The private letter ruling (PLR) provides Welltower “significant flexibility” to self-manage the more than 45,000 units that make up three-fourths of the company’s IL portfolio. It specifies that such communities are not “health care” facilities and thus are not required to be leased to a third-party operator or taxable subsidiary as required under the REIT Investment Diversification and Empowerment Act (RIDEA).
Mitra added that the PLR gives Welltower “significant ammunition” to accelerate the pace for what he referred to as “Welltower 3.0.”
“We remain optimistic that further investment in our platform will not only result in a better margin profile of our assets, but also meaningfully benefit the third-party operating partners and others across the senior living spectrum,” Mitra said.
Burkart compared the company’s current exploration of self-managing certain properties to the multifamily real estate sector in the mid-90s when such companies shifted from fee managers to owner-operators. In turn, that gave owner operators the ability to “move much faster — and it changed how we looked at the world.”
“All of these things enabled a tremendous improvement in margins,” Burkart said. “It will allow us to step into that business and have a tremendous impact on the margins.”
Welltower is piloting the operating program with certain operators, with preliminary results expected later this year. In doing so, the company can improve the performance of its IL properties and even take some of those best practices to the operators of the AL properties it owns.

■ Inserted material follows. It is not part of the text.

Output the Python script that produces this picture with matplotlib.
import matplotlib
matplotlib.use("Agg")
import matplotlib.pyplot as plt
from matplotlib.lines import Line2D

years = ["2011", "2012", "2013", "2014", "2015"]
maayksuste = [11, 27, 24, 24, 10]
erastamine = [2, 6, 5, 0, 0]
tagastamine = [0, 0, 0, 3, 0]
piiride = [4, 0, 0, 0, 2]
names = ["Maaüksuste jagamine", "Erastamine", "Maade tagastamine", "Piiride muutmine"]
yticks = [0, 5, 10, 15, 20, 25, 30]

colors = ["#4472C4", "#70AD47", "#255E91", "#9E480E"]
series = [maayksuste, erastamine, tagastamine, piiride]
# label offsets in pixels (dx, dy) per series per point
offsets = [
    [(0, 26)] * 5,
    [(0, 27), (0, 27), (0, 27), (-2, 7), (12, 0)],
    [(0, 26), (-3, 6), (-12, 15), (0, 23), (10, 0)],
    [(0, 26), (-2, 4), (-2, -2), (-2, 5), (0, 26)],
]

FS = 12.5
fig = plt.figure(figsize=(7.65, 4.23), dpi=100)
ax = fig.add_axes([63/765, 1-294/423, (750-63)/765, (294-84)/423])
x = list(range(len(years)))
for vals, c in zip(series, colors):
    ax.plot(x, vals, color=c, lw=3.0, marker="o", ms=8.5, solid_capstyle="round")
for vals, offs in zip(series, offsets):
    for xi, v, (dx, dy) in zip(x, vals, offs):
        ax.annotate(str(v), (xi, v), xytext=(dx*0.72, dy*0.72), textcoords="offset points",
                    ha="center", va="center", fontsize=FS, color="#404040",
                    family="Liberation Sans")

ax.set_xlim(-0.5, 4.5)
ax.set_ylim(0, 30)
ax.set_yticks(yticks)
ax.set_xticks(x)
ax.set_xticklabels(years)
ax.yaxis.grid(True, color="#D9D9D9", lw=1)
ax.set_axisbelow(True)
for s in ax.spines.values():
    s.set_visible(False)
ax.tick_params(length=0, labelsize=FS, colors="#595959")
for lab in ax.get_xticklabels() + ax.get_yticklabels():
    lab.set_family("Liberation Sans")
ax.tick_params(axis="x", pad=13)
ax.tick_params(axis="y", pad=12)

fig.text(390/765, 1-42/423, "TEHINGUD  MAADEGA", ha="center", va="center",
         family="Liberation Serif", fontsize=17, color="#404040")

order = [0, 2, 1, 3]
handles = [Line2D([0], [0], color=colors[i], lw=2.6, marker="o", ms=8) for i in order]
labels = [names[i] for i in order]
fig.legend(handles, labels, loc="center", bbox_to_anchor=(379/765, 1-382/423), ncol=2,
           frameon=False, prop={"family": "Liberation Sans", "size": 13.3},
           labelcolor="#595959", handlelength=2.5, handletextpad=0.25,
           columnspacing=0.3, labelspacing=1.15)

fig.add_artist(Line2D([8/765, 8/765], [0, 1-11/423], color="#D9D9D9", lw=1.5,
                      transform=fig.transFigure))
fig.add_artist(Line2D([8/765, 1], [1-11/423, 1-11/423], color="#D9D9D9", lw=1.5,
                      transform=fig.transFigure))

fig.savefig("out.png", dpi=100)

“I would not be surprised if we start to self-manage some IL assets in the calendar year of 2023,” Mitra said.
He added that “forward thinking” partners within Welltower’s IL portfolio were prepared to move the business forward and “want to participate in building out the platform together.”
“This is pretty huge and it’ll impact our whole overall residential platform,” Burkart added.
For Welltower, adding new operating partners is less of a focus than it has been in years past, and Mitra said the REIT is instead striving for “regional density” with existing partners, something he said was akin to a “long dating process” to determine value-add for both parties prior to a strategic partnership.
Earlier this week, Welltower announced a programmatic partnership with Virginia-based Retirement Unlimited (RUI) and the launch of a new brand called Elance as part of a larger effort to span more than 20 luxury communities on the East Coast.
Mitra called RUI “one of the best operating performing” senior housing operators on the East Coast during Thursday’s call, adding that the partnership would grow through acquisitions, transition and development.